Interventions by Product Plan
A true hallmark of good customer service is on-time arrival of flights and so the change managers set a goal to improve on this parameter. Due to delayed arrivals which were typically a result of poor coordination among employees, Continental was losing $5 millions every year. Change managers devised a plan that continental and the employees would equally share the benefits that result from on-time arrivals. It would give away $ 2. 5 millions to employees if on-time performance was good.
It worked out to $ 65 per month per employee. It worked out successfully. Bethune liberally paid this incentive. When other airlines also kept track of this parameter by their own incentive schemes, Continental, to keep its rank among first three airlines, raised its incentive to $100 and it performed well on this almost 11 out of 12 months in a year. It also improved baggage handling, and ranked among the top three airlines in fewest number of baggage complaints. The challenge was in explaining the importance of baggage handling.
The change managers convinced the employees that their service would be counted as reliable only when planes departed on time with full supply of meals, all passengers and all their bags- not just flight arriving on the scheduled time. Another area where improvement had to be made was reservations and the time taken to complete the transactions. Continental increased its call capacity by adding more agents besides installing the best software to receive calls and make reservations. Food and drinks served were personally tested and approved by Bethune and Brenneman. In-flight phones were installed.
Music was played when passengers entered the planes. Interventions in People Plan Change involves people and people react in different and unpredictable ways. ( Balogun, 1999). People’ concerns have to be understood and their support enlisted. Communications should be designed in this direction. The same line of thought was adopted by Continental’s change managers. Bethune and Brenneman gave free rein to the employees by destroying all rulebooks, though there was the risk that they would misuse the freedom. They took a calculated risk and thought that was the only way to build trust between employees and management.
But, as expected, the productivity improved and thus Continental paid employees $545 million in profit-sharing bonuses. To help employees what was expected of each, checklists were created for important jobs; a job broken into a series of steps appeared easy to the employees and facilitated their effective performance. Being convinced of the importance of communications in a change programme, the change team made extensive arrangements to help effective communication happen between employees and executives. Bethune was available on phone to anybody. There were two voice mail numbers in Bethune’s office.
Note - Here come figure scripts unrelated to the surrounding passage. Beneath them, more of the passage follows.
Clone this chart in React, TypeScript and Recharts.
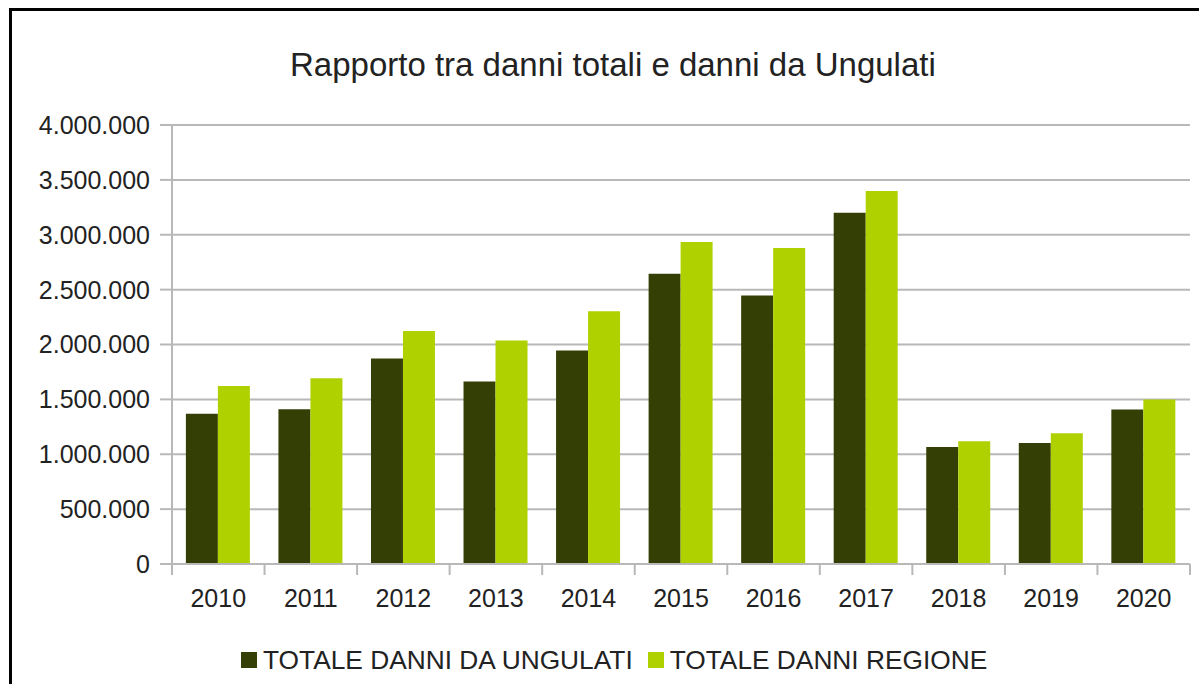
import { BarChart, Bar, XAxis, YAxis, CartesianGrid } from 'recharts';

const years = ['2010', '2011', '2012', '2013', '2014', '2015', '2016', '2017', '2018', '2019', '2020'];
const ungulati = [1370000, 1409000, 1872000, 1662000, 1945000, 2644000, 2447000, 3201000, 1066000, 1102000, 1407000];
const regione = [1622000, 1692000, 2124000, 2037000, 2304000, 2933000, 2879000, 3399000, 1118000, 1191000, 1498000];
const yTicks = [0, 500000, 1000000, 1500000, 2000000, 2500000, 3000000, 3500000, 4000000];

const title = 'Rapporto tra danni totali e danni da Ungulati';
const seriesNames = ['TOTALE DANNI DA UNGULATI', 'TOTALE DANNI REGIONE'];
const seriesColors = ['#333f04', '#b0d100'];

const data = years.map((year, i) => ({ year, ungulati: ungulati[i], regione: regione[i] }));

const FONT = '"Liberation Sans", Arial, sans-serif';
const GRID = '#b8b8b8';

// 4000000 -> "4.000.000"
const fmt = (v: number) => String(v).replace(/\B(?=(\d{3})+(?!\d))/g, '.');

function YearTick(props: any) {
  const { x, y, payload, index, visibleTicksCount } = props;
  const off = payload.offset ?? 0;
  const last = index === visibleTicksCount - 1;
  return (
    <g>
      <line x1={x - off} y1={y} x2={x - off} y2={y + 11} stroke={GRID} strokeWidth={2} />
      {last && <line x1={x + off} y1={y} x2={x + off} y2={y + 11} stroke={GRID} strokeWidth={2} />}
      <text x={x} y={y + 34} textAnchor="middle" dominantBaseline="central" fontSize={25} fill="#222" fontFamily={FONT}>
        {payload.value}
      </text>
    </g>
  );
}

export default function App() {
  return (
    <div style={{ position: 'fixed', left: 0, top: 0, width: 1199, height: 684, overflow: 'hidden', background: '#fff', fontFamily: FONT }}>
      <div style={{ position: 'absolute', left: 9, top: 8, width: 1300, height: 800, border: '3px solid #000' }} />
      <div style={{ position: 'absolute', left: 290, top: 48, fontSize: 33, lineHeight: '33px', color: '#222', whiteSpace: 'nowrap' }}>
        {title}
      </div>
      <div style={{ position: 'absolute', left: 0, top: 0 }}>
        <BarChart width={1199} height={684} data={data} margin={{ top: 125, right: 9, left: 0, bottom: 60 }}
          barCategoryGap="15%" barGap={0}>
          <CartesianGrid vertical={false} stroke={GRID} strokeWidth={2} />
          <XAxis dataKey="year" height={60} axisLine={{ stroke: GRID, strokeWidth: 2 }} tickLine={false}
            tickSize={0} tickMargin={0} tick={<YearTick />} interval={0} />
          <YAxis width={172} domain={[0, 4000000]} ticks={yTicks} tickFormatter={fmt} interval={0}
            axisLine={{ stroke: GRID, strokeWidth: 2 }} tickLine={{ stroke: GRID, strokeWidth: 2 }}
            tickSize={12} tickMargin={10} tick={{ fontSize: 25, fill: '#222', fontFamily: FONT }} />
          <YAxis yAxisId="right" orientation="right" width={0} domain={[0, 4000000]} tick={false} tickLine={false}
            axisLine={{ stroke: GRID, strokeWidth: 2 }} />
          <Bar dataKey="ungulati" name={seriesNames[0]} fill={seriesColors[0]} isAnimationActive={false} />
          <Bar dataKey="regione" name={seriesNames[1]} fill={seriesColors[1]} isAnimationActive={false} />
        </BarChart>
      </div>
      <div style={{ position: 'absolute', left: 241, top: 645, height: 30, display: 'flex', alignItems: 'center', fontSize: 26.3, color: '#222', whiteSpace: 'nowrap' }}>
        {seriesNames.map((name, i) => (
          <div key={name} style={{ display: 'flex', alignItems: 'center', marginRight: 15 }}>
            <span style={{ width: 16, height: 16, background: seriesColors[i], marginRight: 6, display: 'inline-block' }} />
            <span>{name}</span>
          </div>
        ))}
      </div>
    </div>
  );
}
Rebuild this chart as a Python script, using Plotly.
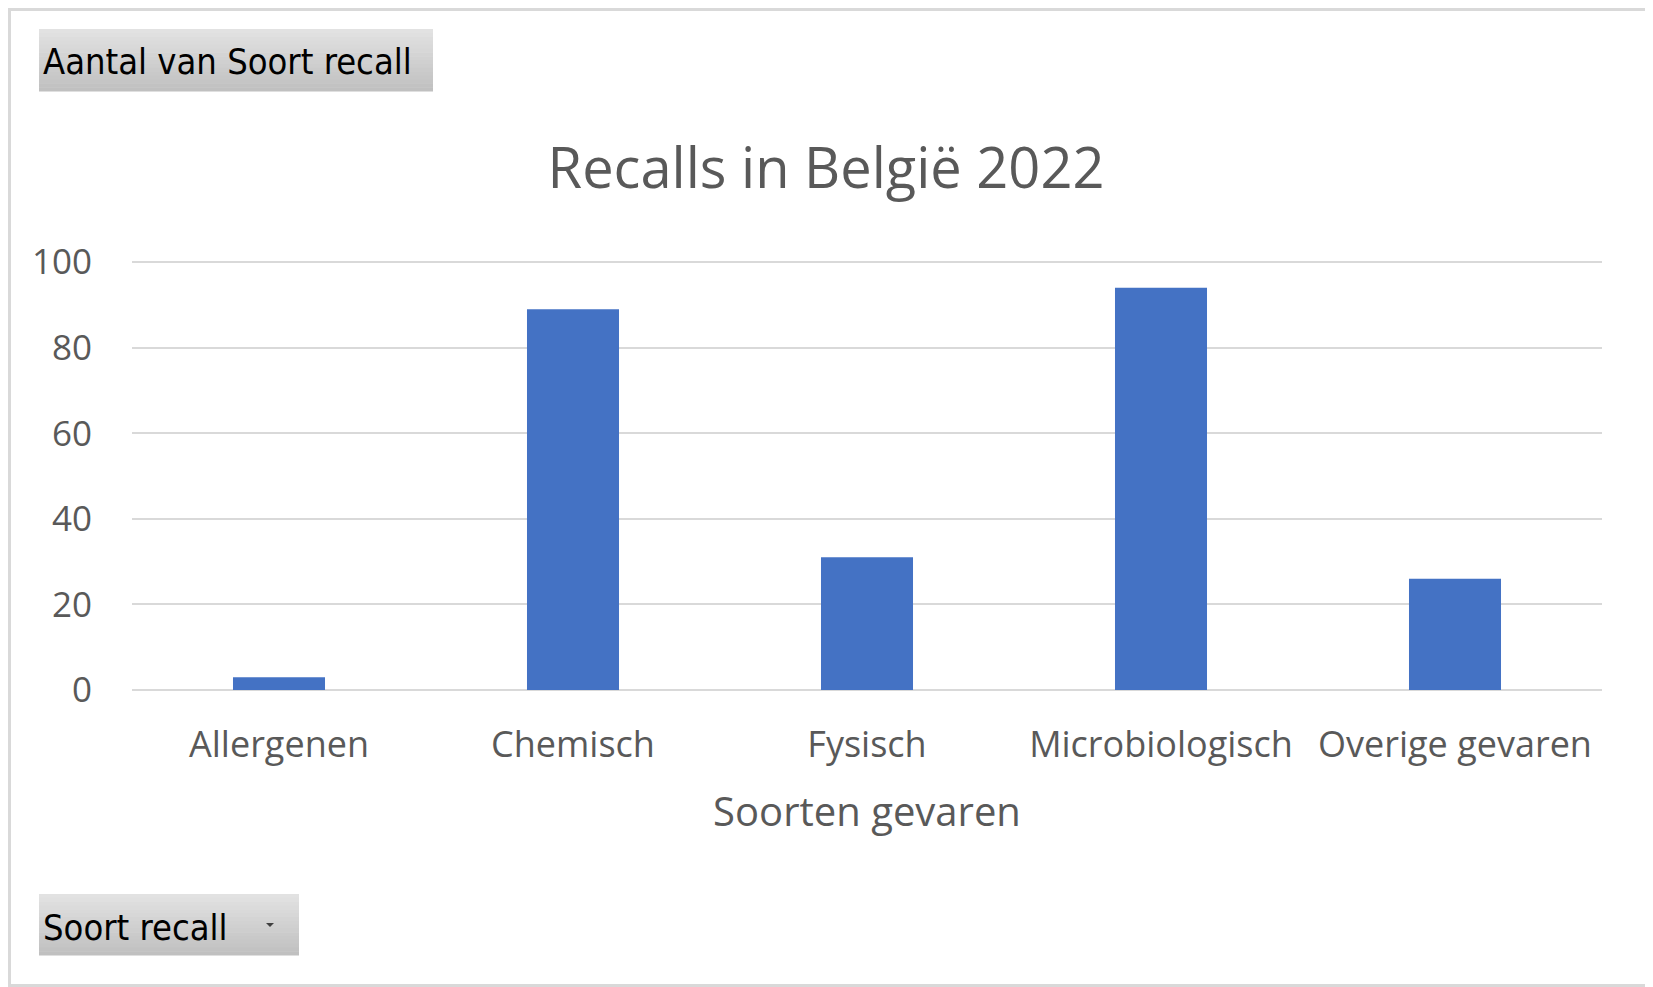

There was also a hotline for information on employee pay, benefits and so on. Besides, every employee was kept up-to-date on company developments through emails, intranets, a weekly three-minute voice mail message from Bethune and so on. There was an employee newsletter and a quarterly publication. There were some 600 bulletin boards set in all places where employees had to a chance to see. Everything was made transparent. Monthly open houses were held so that any question could be asked of Bethune by anybody. Bethune answered every question which convinced employees of the change mangers’ true intentions.
The change managers insisted that employee respected one another. Dignity and Respect became the company’s slogan for 1996. Team work was emphasised. It was also insisted that an employee should treat other employees as customers. From January 2005, high level executives started ranking all managers on a 1-4 scale on quality of work, team work and so on. They were given chance to improve. Those who kept on scoring a 4 rating ( low score ) were dismissed. A number of outsiders were recruited to fill important positions. Trusted acquaintances were asked for candidates.
Attractive salary and performance-oriented bonuses were offered to the recruits. The change management team did not tolerate people engaged in power plays, backstabbing and jockeying for positions. On the other hand, he paid bonuses much before the schedule as surprise gifts. He insisted that there should be teamwork especially in flight scheduling, flight operations and their maintenance; Bethune insisted that people in marketing, scheduling and flight operations, and aircraft maintenance should form teams to arrive at schedules that were the best from all perspectives.
For a perfect attendance, $50 gift certificates were awarded once every six months. There was a lottery system to give Ford cars to the winners among those awarded gift certificate for perfect attendance. 83 vehicles were distributed till December 2000. Bethune insisted that metrics should be created for every job and operation, and without such measures, management would fail. It was impressed on all employees that performance targets should be raised after every achievement.